To what extent will rising fertilizer costs bleed through to the dynamics of the futures markets you follow, if at all?
Two months ago, there were serious concerns about fertilizer shortages in several countries. While prices have rallied significantly, very few areas have run out. Fortunately, grain prices have also rallied significantly, and it has remained economic to use fertilizer. A number of growers have reduced their application rate, which has created concern about yield drag. We won’t know for certain until this fall.
Have you seen any notable divergence in the staple grain markets you follow — Wheat, Corn, and Soy — and their derivative markets?
As far as price distortions are concerned, we saw the most significant dislocations in Chicago wheat futures in early March. Futures were often locked at the daily price limit, so trades were executed synthetically via deep-in-the-money options or via back-end futures and calendar spreads. During the last hour of trading on March 8, futures rallied $2/bushel in twenty minutes [synthetically] and broke $1/bushel in three minutes. By comparison, we can point to a quiet period around the turn of the century when wheat had less than a one-dollar range for more than four years.
On that day, wheat options volatility was over 100 percent, and Chicago May wheat futures were the most expensive wheat globally, trading briefly above $14 [synthetically], the equivalent of $515/MT. At that point, it would have been economical to import wheat into the US from any number of origins. Two days later, May futures settled below $11.
The last time I looked, Wheat, Corn, and Soy were in pronounced backwardation across their full curves. Could you walk through the cause of this for our readers?
Corn and soybean calendar spreads are most sensitive to the US balance sheets because the futures market is in the central US, and all futures contracts not offset are settled via physical deliveries along the Illinois River, flowing south out of Chicago.
In the case of soybeans, the balance sheet is very tight. At the end of August, stocks project to be only 235 million bushels, the equivalent of 19 days usage. Because of the drought in South America, we’re seeing an atypical increase in summer exports out of the US. Domestic crushing of soybeans also continues at a high rate as Renewable Diesel demand increases quickly. All this has combined to put the physical soybean market well above the futures market, making the futures market the cheapest source of soybeans.
The corn balance sheet is also tight, but not quite as tight as last year when July futures traded $0.75 to $1.50 over December futures for most of the spring and summer. This year’s carry-out-to-use ratio is 9.6 percent, the second tightest in the past eight years. Cash [physical] corn and corn futures are well aligned for July, so the direction on that spread will be determined by the pace of farmer selling.

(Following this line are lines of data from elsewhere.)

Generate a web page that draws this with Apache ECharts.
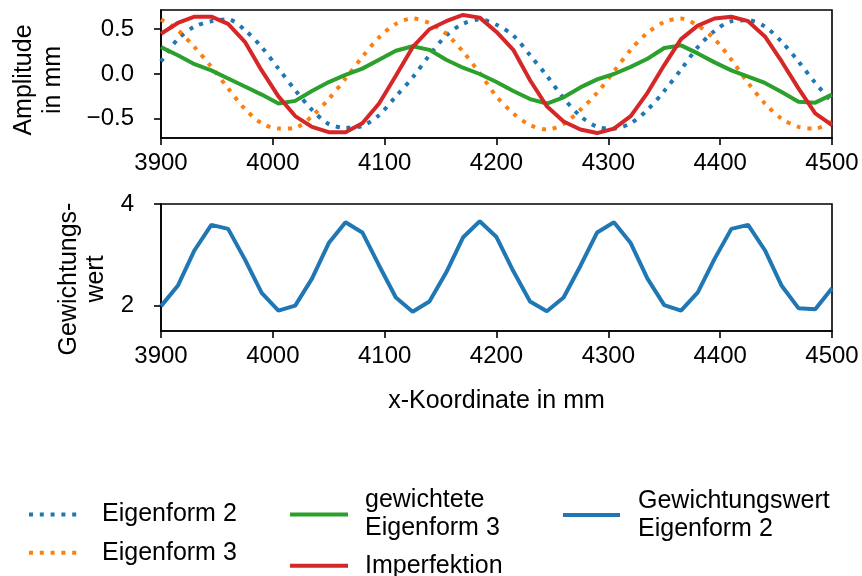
<!DOCTYPE html>
<html>
<head>
<meta charset="utf-8">
<script src="https://cdn.jsdelivr.net/npm/echarts@6/dist/echarts.min.js"></script>
<style>html,body{margin:0;padding:0;background:#fff;}#c{width:862px;height:576px;}</style>
</head>
<body>
<div id="c"></div>
<script>
const xPos = [3900,3915,3930,3945,3960,3975,3990,4005,4020,4035,4050,4065,4080,4095,4110,4125,4140,4155,4170,4185,
  4200,4215,4230,4245,4260,4275,4290,4305,4320,4335,4350,4365,4380,4395,4410,4425,4440,4455,4470,4485,4500];
const eigenform2 = [0.14,0.39,0.53,0.59,0.61,0.49,0.30,0.06,-0.18,-0.40,-0.56,-0.60,-0.58,-0.46,-0.25,-0.04,0.21,0.43,0.56,0.61,
  0.55,0.43,0.21,-0.02,-0.27,-0.47,-0.59,-0.61,-0.55,-0.40,-0.19,0.05,0.30,0.48,0.59,0.60,0.53,0.36,0.14,-0.10,-0.31];
const eigenform3 = [0.61,0.49,0.30,0.08,-0.16,-0.39,-0.55,-0.61,-0.60,-0.47,-0.28,-0.05,0.19,0.41,0.56,0.62,0.57,0.45,0.25,0.01,
  -0.25,-0.44,-0.57,-0.62,-0.56,-0.40,-0.21,0.03,0.27,0.46,0.58,0.62,0.54,0.39,0.16,-0.10,-0.33,-0.50,-0.59,-0.61,-0.53];
const gewichteteEigenform3 = [0.30,0.21,0.11,0.04,-0.05,-0.14,-0.23,-0.33,-0.30,-0.19,-0.09,-0.01,0.06,0.16,0.26,0.31,0.27,0.16,0.07,0.00,
  -0.09,-0.19,-0.28,-0.33,-0.26,-0.15,-0.06,0.00,0.08,0.17,0.29,0.32,0.23,0.13,0.04,-0.03,-0.10,-0.20,-0.31,-0.32,-0.23];
const imperfektion = [0.45,0.57,0.64,0.64,0.56,0.36,0.04,-0.25,-0.47,-0.59,-0.65,-0.65,-0.55,-0.33,-0.02,0.30,0.50,0.59,0.66,0.63,
  0.47,0.27,-0.07,-0.36,-0.53,-0.62,-0.66,-0.61,-0.47,-0.21,0.10,0.39,0.54,0.62,0.64,0.59,0.42,0.14,-0.16,-0.44,-0.57];
const gewichtungswert = [1.99,2.39,3.09,3.59,3.51,2.91,2.25,1.90,2.00,2.53,3.23,3.64,3.44,2.79,2.16,1.88,2.08,2.65,3.34,3.66,
  3.35,2.68,2.08,1.89,2.16,2.78,3.44,3.64,3.23,2.53,2.01,1.90,2.26,2.92,3.51,3.59,3.09,2.39,1.95,1.93,2.34];
const topYTicks = [-0.5, 0, 0.5];
const bottomYTicks = [2, 4];
const names = ['Eigenform 2', 'Eigenform 3', 'gewichtete\nEigenform 3', 'Imperfektion', 'Gewichtungswert\nEigenform 2'];
const colors = ['#1f77b4', '#ff7f0e', '#2ca02c', '#d62728', '#1f77b4'];

const FONT = 'Liberation Sans';
const pairs = arr => xPos.map((x, i) => [x, arr[i]]);

const axisLineStyle = {show: true, onZero: false, lineStyle: {color: '#000', width: 1.6}};
const tickStyle = {show: true, inside: false, length: 7, lineStyle: {color: '#000', width: 1.6}};
const labelBase = {color: '#000', fontFamily: FONT, fontSize: 24};

function xAx(gridIndex, extra) {
  return Object.assign({
    type: 'value', gridIndex, min: 3900, max: 4500, interval: 100,
    axisLine: axisLineStyle, axisTick: tickStyle,
    axisLabel: Object.assign({margin: 13, formatter: v => String(v)}, labelBase),
    splitLine: {show: false}
  }, extra || {});
}

const legendCommon = {
  orient: 'vertical', itemHeight: 14, padding: 0,
  itemStyle: {opacity: 0, borderWidth: 0},
  lineStyle: {width: 4, cap: 'butt'}
};
const legendText = pad => ({color: '#000', fontFamily: FONT, fontSize: 25, lineHeight: 28, padding: [0, 0, 0, pad]});

const option = {
  animation: false,
  backgroundColor: '#fff',
  grid: [
    {left: 161, width: 671, top: 10, height: 128, show: true, borderColor: '#000', borderWidth: 1.6, backgroundColor: 'transparent'},
    {left: 161, width: 671, top: 204, height: 127, show: true, borderColor: '#000', borderWidth: 1.6, backgroundColor: 'transparent'}
  ],
  xAxis: [
    xAx(0),
    xAx(1, {name: 'x-Koordinate in mm', nameLocation: 'middle', nameGap: 58,
      nameTextStyle: {color: '#000', fontFamily: FONT, fontSize: 25}})
  ],
  yAxis: [
    {type: 'value', gridIndex: 0, min: -0.715, max: 0.715,
      axisLine: axisLineStyle,
      axisTick: Object.assign({}, tickStyle, {customValues: topYTicks}),
      axisLabel: Object.assign({margin: 27, customValues: topYTicks,
        formatter: v => v.toFixed(1).replace('-', '\u2212')}, labelBase),
      splitLine: {show: false}},
    {type: 'value', gridIndex: 1, min: 1.5, max: 4,
      axisLine: axisLineStyle,
      axisTick: Object.assign({}, tickStyle, {customValues: bottomYTicks}),
      axisLabel: Object.assign({margin: 27, customValues: bottomYTicks,
        formatter: v => String(Math.round(v))}, labelBase),
      splitLine: {show: false}}
  ],
  legend: [
    Object.assign({data: [names[0], names[1]], left: 27, top: 500.5, itemWidth: 53, itemGap: 10.3,
      textStyle: legendText(15)}, legendCommon),
    Object.assign({data: [names[2], names[3]], left: 288, top: 486.5, itemWidth: 58, itemGap: 9.2,
      textStyle: legendText(12)}, legendCommon),
    Object.assign({data: [names[4]], left: 561, top: 487, itemWidth: 57,
      textStyle: legendText(13)}, legendCommon)
  ],
  graphic: [
    {type: 'text', x: 39, y: 80, rotation: Math.PI / 2,
      style: {text: 'Amplitude\nin mm', fill: '#000', font: '25px "Liberation Sans"', lineHeight: 29,
        textAlign: 'center', textVerticalAlign: 'middle', align: 'center', verticalAlign: 'middle'}},
    {type: 'text', x: 83, y: 279, rotation: Math.PI / 2,
      style: {text: 'Gewichtungs-\nwert', fill: '#000', font: '25px "Liberation Sans"', lineHeight: 27,
        textAlign: 'center', textVerticalAlign: 'middle', align: 'center', verticalAlign: 'middle'}}
  ],
  series: [
    {name: names[0], type: 'line', xAxisIndex: 0, yAxisIndex: 0, data: pairs(eigenform2), symbol: 'none', smooth: 0.3,
      color: colors[0], lineStyle: {color: colors[0], width: 4, type: [4, 6.8], cap: 'butt'}},
    {name: names[1], type: 'line', xAxisIndex: 0, yAxisIndex: 0, data: pairs(eigenform3), symbol: 'none', smooth: 0.3,
      color: colors[1], lineStyle: {color: colors[1], width: 4, type: [4, 6.8], cap: 'butt'}},
    {name: names[2], type: 'line', xAxisIndex: 0, yAxisIndex: 0, data: pairs(gewichteteEigenform3), symbol: 'none',
      color: colors[2], lineStyle: {color: colors[2], width: 4}},
    {name: names[3], type: 'line', xAxisIndex: 0, yAxisIndex: 0, data: pairs(imperfektion), symbol: 'none',
      color: colors[3], lineStyle: {color: colors[3], width: 4}},
    {name: names[4], type: 'line', xAxisIndex: 1, yAxisIndex: 1, data: pairs(gewichtungswert), symbol: 'none',
      color: colors[4], lineStyle: {color: colors[4], width: 4}}
  ]
};

const chart = echarts.init(document.getElementById('c'), null, {renderer: 'canvas'});
chart.setOption(option);
</script>
</body>
</html>
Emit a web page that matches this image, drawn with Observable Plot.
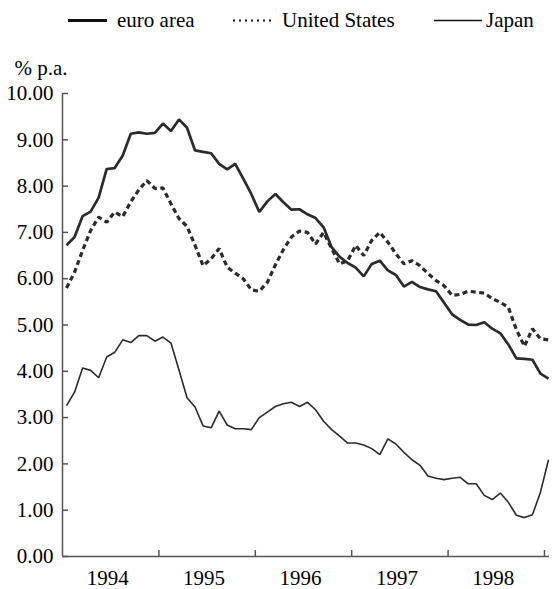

To what extent are currencies influencing the dynamics of the markets you follow?
Most international grain trade is transacted in dollars, so a strong dollar will make prices attractive for exporting countries and expensive for importing countries. The dollar index is correcting from a recent 20-year high. Since it bottomed a year ago, the index gained 17 percent en route to those new highs, providing a meaningful headwind for dollar-based commodities. Soybeans, in particular, have felt the bearish impact as the dollar rallied sharply against both the Chinese yuan and the Brazilian real. That made prices very attractive for Brazilian farmers and expensive for Chinese importers. The yuan lost 8.5 percent to the dollar from early April to mid-May, helping keep Chinese domestic crushing margins well below breakeven.
Chad Burlet — Chad Burlet is the Chief Trading Officer for Third Street Ag Investments. In his four decades spent managing risk in the agricultural commodities markets, Burlet has never witnessed market turmoil on the scale the world is experiencing today.